During one of his recent hospitalizations, Carter had a traumatic experience with getting his port accessed. Because he had been in the hospital a week, they needed to de-access him (take the currently needle out of his port in his chest) and replace it with a clean one. Carter’s nurse had trouble getting the new needle in; it would not draw blood back. She had to press on his port and try to get it in better, only to have to take the needle out and try again. This was very painful for Carter, it was heartbreaking to watch. His nurse felt so bad, she called his favorite nurse from the infusion clinic (the chemo clinic) to come and get Carter accessed, luckily she was able to get it right in. Carter’s original nurse felt so bad, she came in and apologized to Carter. What did he say? He said, “Don’t worry, it is okay, everyone makes mistakes.” I was so proud at that moment, as I don’t think I could have said that.

Carter has a long road ahead of him, but we have no doubt that he will prevail. He will kick cancer to the curb and he will continue to do great things and make a difference in this world. Carter is a superhero like no other!

 Carter Gates
Acute Lymphoblastic Leukemia


Anne B. said...

KICK IT TO THE CURB CARTER!!!! I so love to hear about the hope for these young kids! Kennedy is an awesome advocate and a super supporter!! Going to check their website now! (((HUGS)))!!!

Jessica said...

I am Carter's Aunt Tata (as he calls me). Thank you so much for posting Carter's story. My sister, Carter and the rest of their family are so lucky to have your support. It is truly a blessing to them in this very difficult time. I hope someday soon, I can meet you and Kennedy. Carter is my hero without a doubt. Watching them go through this has been heartbreaking, I wish constantly that there was something I could do to take the pain of watching their little boy go through this away. I admire the awesome spirit their family has. My little sister is so very inspiring to me. Carter is one lucky guy...such a great Mom and Dad, he has. And his sisters, my nieces, are everything to him. Love to my favorite nephew and favorite sister.

M. Lamberton (Kristie's mom) said...

Kennedy and Carter are 2 of the most amazing kids I have met. I can only wish to see the world through their eyes and have half the courage they have. Keep fighting Carter - you are in our daily thoughts and prayers!

M. Lamberton (Kristie's mom) said...
This comment has been removed by the author.
Emma said...

Renee I want to share with you that I think God spoke to me through Kennedy's words last night. I always write down my day's thoughts and had been writing about something I'd been worrying about. It wasn't that bad in the greater scheme, which is what I realised from Kennedy's words.
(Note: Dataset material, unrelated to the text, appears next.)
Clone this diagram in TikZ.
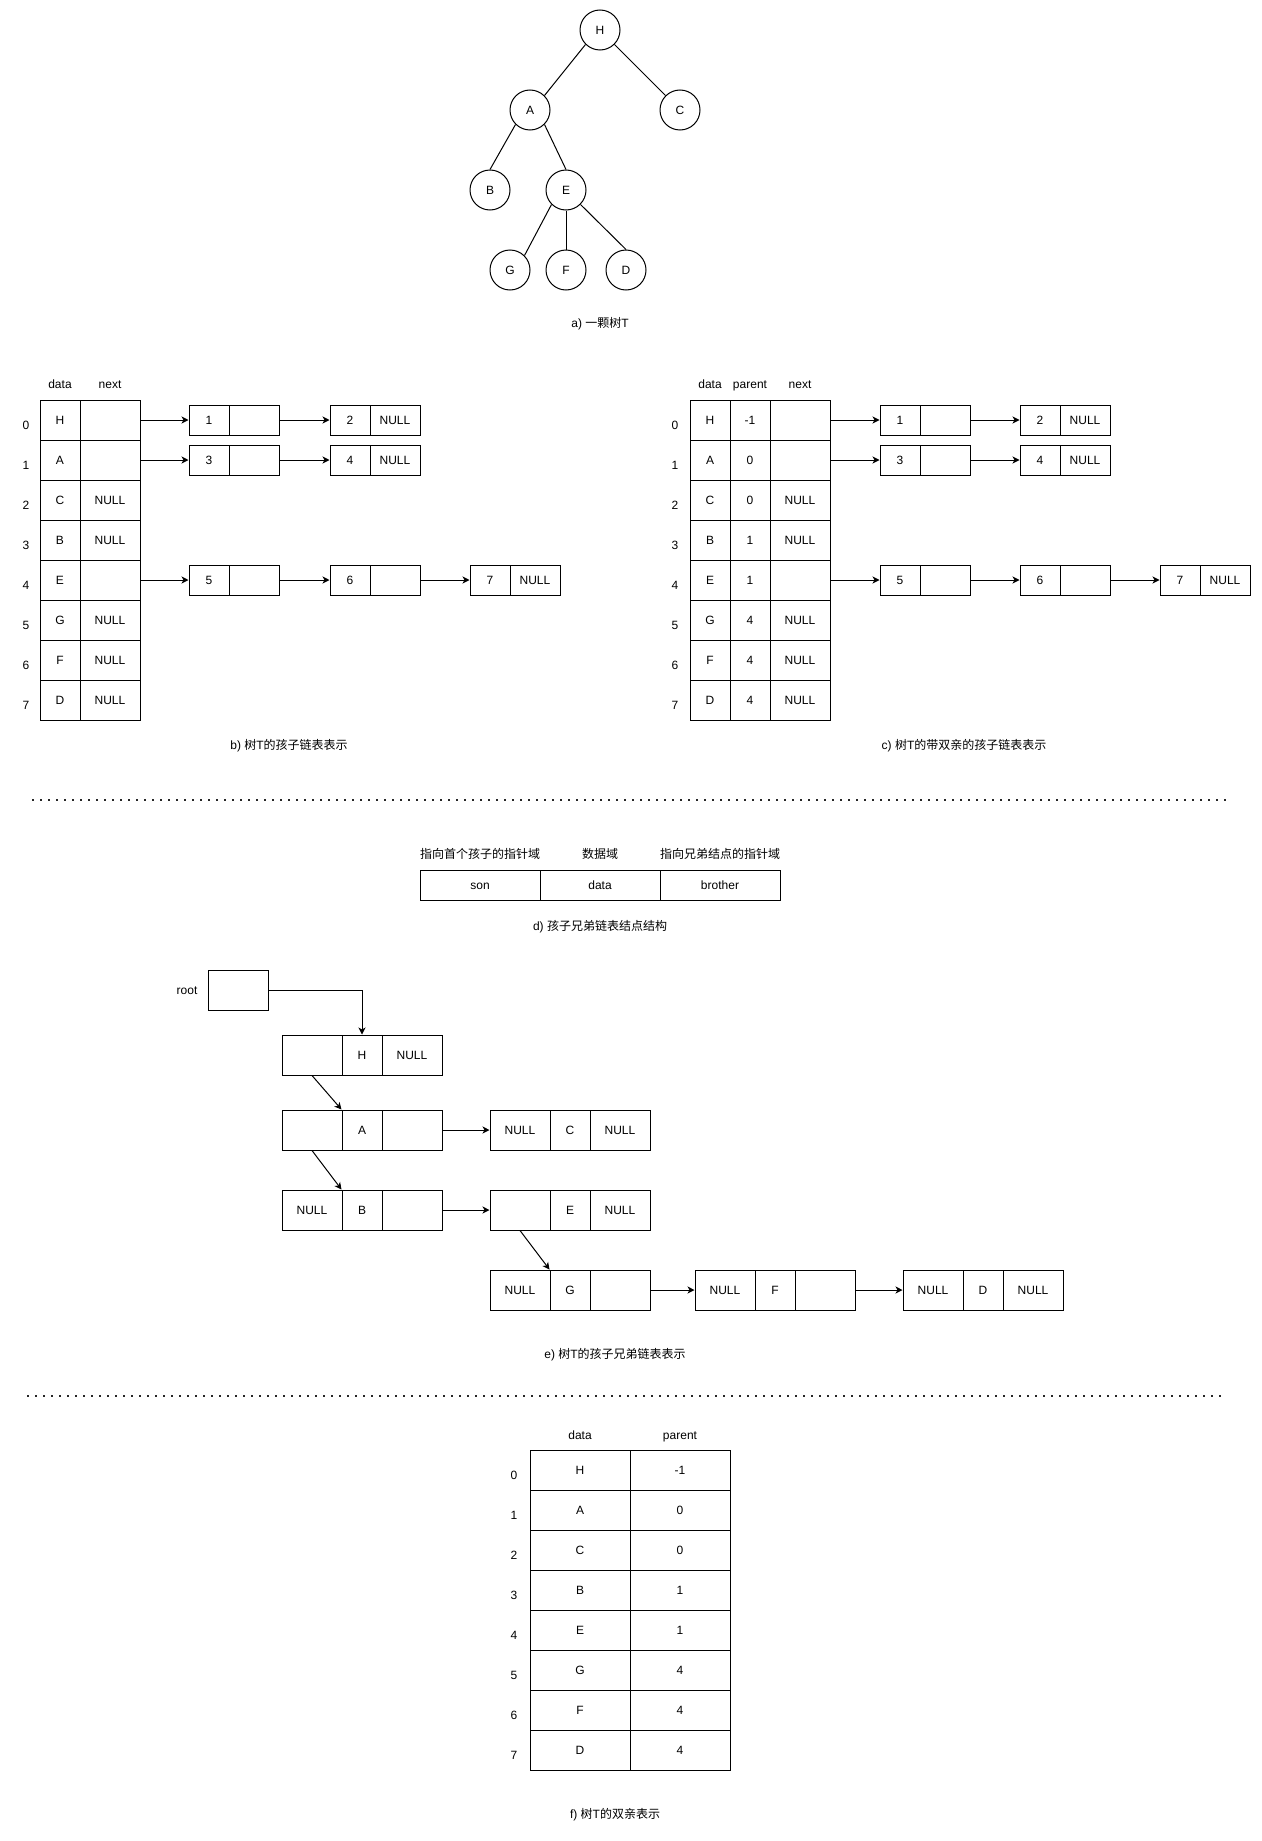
\documentclass[tikz,border=0pt]{standalone}
\usepackage{fontspec}
\setmainfont{Liberation Sans}
\newfontfamily\cjkfont{Noto Sans CJK SC}
\newcommand\zh[1]{{\cjkfont #1}}
\usetikzlibrary{arrows.meta}
\tikzset{
  every node/.style={font=\fontsize{12pt}{14pt}\selectfont},
  circ/.style={draw, circle, minimum size=40pt, inner sep=0pt, line width=1pt, text height=8.6pt, text depth=0pt},
  cellbox/.style={draw, rectangle, inner sep=0pt, line width=1pt, text height=8.6pt, text depth=0pt},
  lbl/.style={inner sep=0pt, text height=8.6pt, text depth=0pt},
  edge/.style={line width=1pt},
  arr/.style={line width=1pt, -{Stealth[length=7pt, width=7pt, inset=2pt]}},
  dotline/.style={line width=1.6pt, dash pattern=on 1.6pt off 6.4pt, black!85}
}
% row of three cells for section e: name, left x, center y, texts
\newcommand\ecellrow[6]{%
  \node[cellbox, minimum width=60pt, minimum height=40pt] (#1a) at (#2+30,#3) {#4};
  \node[cellbox, minimum width=40pt, minimum height=40pt] (#1b) at (#2+80,#3) {#5};
  \node[cellbox, minimum width=60pt, minimum height=40pt] (#1c) at (#2+130,#3) {#6};
}
% two-cell list box: name, left x, center y, texts
\newcommand\listbox[5]{%
  \node[cellbox, minimum width=40pt, minimum height=30pt] (#1a) at (#2+20,#3) {#4};
  \node[cellbox, minimum width=50pt, minimum height=30pt] (#1b) at (#2+65,#3) {#5};
}
\begin{document}
\begin{tikzpicture}[x=1pt, y=-1pt]
\useasboundingbox (0,0) rectangle (1261,1841);
\fill[white] (0,0) rectangle (1261,1841);

% ---------- a) tree ----------
\node[circ] (tH) at (600,30) {H};
\node[circ] (tA) at (530,110) {A};
\node[circ] (tC) at (680,110) {C};
\node[circ] (tB) at (490,190) {B};
\node[circ] (tE) at (566,190) {E};
\node[circ] (tG) at (510,270) {G};
\node[circ] (tF) at (566,270) {F};
\node[circ] (tD) at (626,270) {D};
\draw[edge] (tH.south west) -- (tA.north east);
\draw[edge] (tH.south east) -- (tC.north west);
\draw[edge] (tA.south west) -- (tB.north);
\draw[edge] (tA.south east) -- (tE.north);
\draw[edge] (tE.south west) -- (tG.north east);
\draw[edge] (tE.south) -- (tF.north);
\draw[edge] (tE.south east) -- (tD.north);
\node[lbl] (capA) at (600,323) {a) \zh{一颗树}T};

% ---------- b) child list ----------
\node[lbl] (bh1) at (60,384) {data};
\node[lbl] (bh2) at (110,384) {next};
\foreach \i/\d/\n in {0/H/,1/A/,2/C/NULL,3/B/NULL,4/E/,5/G/NULL,6/F/NULL,7/D/NULL}{
  \node[cellbox, minimum width=40pt, minimum height=40pt] (bd\i) at (60,420+40*\i) {\d};
  \node[cellbox, minimum width=60pt, minimum height=40pt] (bn\i) at (110,420+40*\i) {\n};
  \node[lbl] (bi\i) at (26,425+40*\i) {\i};
}
\listbox{bx1}{189}{420}{1}{}
\listbox{bx2}{330}{420}{2}{NULL}
\listbox{bx3}{189}{460}{3}{}
\listbox{bx4}{330}{460}{4}{NULL}
\listbox{bx5}{189}{580}{5}{}
\listbox{bx6}{330}{580}{6}{}
\listbox{bx7}{470}{580}{7}{NULL}
\draw[arr] (bn0.east) -- (bx1a.west);
\draw[arr] (bx1b.east) -- (bx2a.west);
\draw[arr] (bn1.east) -- (bx3a.west);
\draw[arr] (bx3b.east) -- (bx4a.west);
\draw[arr] (bn4.east) -- (bx5a.west);
\draw[arr] (bx5b.east) -- (bx6a.west);
\draw[arr] (bx6b.east) -- (bx7a.west);
\node[lbl] (capB) at (289,745) {b) \zh{树}T\zh{的孩子链表表示}};

% ---------- c) child list with parent ----------
\node[lbl] (ch1) at (710,384) {data};
\node[lbl] (ch2) at (750,384) {parent};
\node[lbl] (ch3) at (800,384) {next};
\foreach \i/\d/\p/\n in {0/H/-1/,1/A/0/,2/C/0/NULL,3/B/1/NULL,4/E/1/,5/G/4/NULL,6/F/4/NULL,7/D/4/NULL}{
  \node[cellbox, minimum width=40pt, minimum height=40pt] (cd\i) at (710,420+40*\i) {\d};
  \node[cellbox, minimum width=40pt, minimum height=40pt] (cp\i) at (750,420+40*\i) {\p};
  \node[cellbox, minimum width=60pt, minimum height=40pt] (cn\i) at (800,420+40*\i) {\n};
  \node[lbl] (ci\i) at (675,425+40*\i) {\i};
}
\listbox{cx1}{880}{420}{1}{}
\listbox{cx2}{1020}{420}{2}{NULL}
\listbox{cx3}{880}{460}{3}{}
\listbox{cx4}{1020}{460}{4}{NULL}
\listbox{cx5}{880}{580}{5}{}
\listbox{cx6}{1020}{580}{6}{}
\listbox{cx7}{1160}{580}{7}{NULL}
\draw[arr] (cn0.east) -- (cx1a.west);
\draw[arr] (cx1b.east) -- (cx2a.west);
\draw[arr] (cn1.east) -- (cx3a.west);
\draw[arr] (cx3b.east) -- (cx4a.west);
\draw[arr] (cn4.east) -- (cx5a.west);
\draw[arr] (cx5b.east) -- (cx6a.west);
\draw[arr] (cx6b.east) -- (cx7a.west);
\node[lbl] (capC) at (964,745) {c) \zh{树}T\zh{的带双亲的孩子链表表示}};

% ---------- separator 1 ----------
\coordinate (s1a) at (32,800);
\coordinate (s1b) at (1227,800);
\draw[dotline] (s1a) -- (s1b);

% ---------- d) node structure ----------
\node[lbl] (dl1) at (480,854) {\zh{指向首个孩子的指针域}};
\node[lbl] (dl2) at (600,854) {\zh{数据域}};
\node[lbl] (dl3) at (720,854) {\zh{指向兄弟结点的指针域}};
\node[cellbox, minimum width=120pt, minimum height=30pt] (dc1) at (480,885) {son};
\node[cellbox, minimum width=120pt, minimum height=30pt] (dc2) at (600,885) {data};
\node[cellbox, minimum width=120pt, minimum height=30pt] (dc3) at (720,885) {brother};
\node[lbl] (capD) at (600,926) {d) \zh{孩子兄弟链表结点结构}};

% ---------- e) child-sibling list ----------
\node[lbl] (rootl) at (187,990) {root};
\node[cellbox, minimum width=60pt, minimum height=40pt] (root) at (238,990) {};
\ecellrow{eH}{282}{1055}{}{H}{NULL}
\ecellrow{eA}{282}{1130}{}{A}{}
\ecellrow{eC}{490}{1130}{NULL}{C}{NULL}
\ecellrow{eB}{282}{1210}{NULL}{B}{}
\ecellrow{eE}{490}{1210}{}{E}{NULL}
\ecellrow{eG}{490}{1290}{NULL}{G}{}
\ecellrow{eF}{695}{1290}{NULL}{F}{}
\ecellrow{eD}{903}{1290}{NULL}{D}{NULL}
\draw[arr] (root.east) -| (eHb.north);
\draw[arr] (eHa.south) -- (eAb.north west);
\draw[arr] (eAa.south) -- (eBb.north west);
\draw[arr] (eEa.south) -- (eGb.north west);
\draw[arr] (eAc.east) -- (eCa.west);
\draw[arr] (eBc.east) -- (eEa.west);
\draw[arr] (eGc.east) -- (eFa.west);
\draw[arr] (eFc.east) -- (eDa.west);
\node[lbl] (capE) at (615,1354) {e) \zh{树}T\zh{的孩子兄弟链表表示}};

% ---------- separator 2 ----------
\coordinate (s2a) at (27,1396);
\coordinate (s2b) at (1221,1396);
\draw[dotline] (s2a) -- (s2b);

% ---------- f) parent representation ----------
\node[lbl] (fh1) at (580,1435) {data};
\node[lbl] (fh2) at (680,1435) {parent};
\foreach \i/\d/\p in {0/H/-1,1/A/0,2/C/0,3/B/1,4/E/1,5/G/4,6/F/4,7/D/4}{
  \node[cellbox, minimum width=100pt, minimum height=40pt] (fd\i) at (580,1470+40*\i) {\d};
  \node[cellbox, minimum width=100pt, minimum height=40pt] (fp\i) at (680,1470+40*\i) {\p};
  \node[lbl] (fi\i) at (514,1475+40*\i) {\i};
}
\node[lbl] (capF) at (615,1814) {f) \zh{树}T\zh{的双亲表示}};
\end{tikzpicture}
\end{document}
Everything's gonna be all right... I think we can all learn from that attitude, do not worry!

Praying for Carter
E x

Nightbomber said...

I have just read about your fight mate on our site:
On behalf of my group of fellow pilots/players of Poland, who know what such illness means (well, there are some doctors among us) I wish you a speedy recovery. The world needs such brave warriors like you. Go ahead boy and we will cover your six;)

Zoe Brain said...

Nightbomber's from Poland. I'm from Australia.

You're world famous, Carter, and we're all flying Combat Air Patrol for you.

Now go beat that cancer. We can't take the pain away from the needles and chemo, but we can support you in other ways.

When you're better, come visit, and we'll show you around.

Clear Skies.

Watchdog said...


This is Watchdog, from the Czech Republic, another one of the many Wings of Glory Aerodrome pilots touched by Carter's story. I hope everything gets better.

I am am a registered bone marrow donor and I would like to ask every healthy man and woman reading this to register in their countries. You never know, it may be your DNA of all in the world that is the only one capable of saving a human life.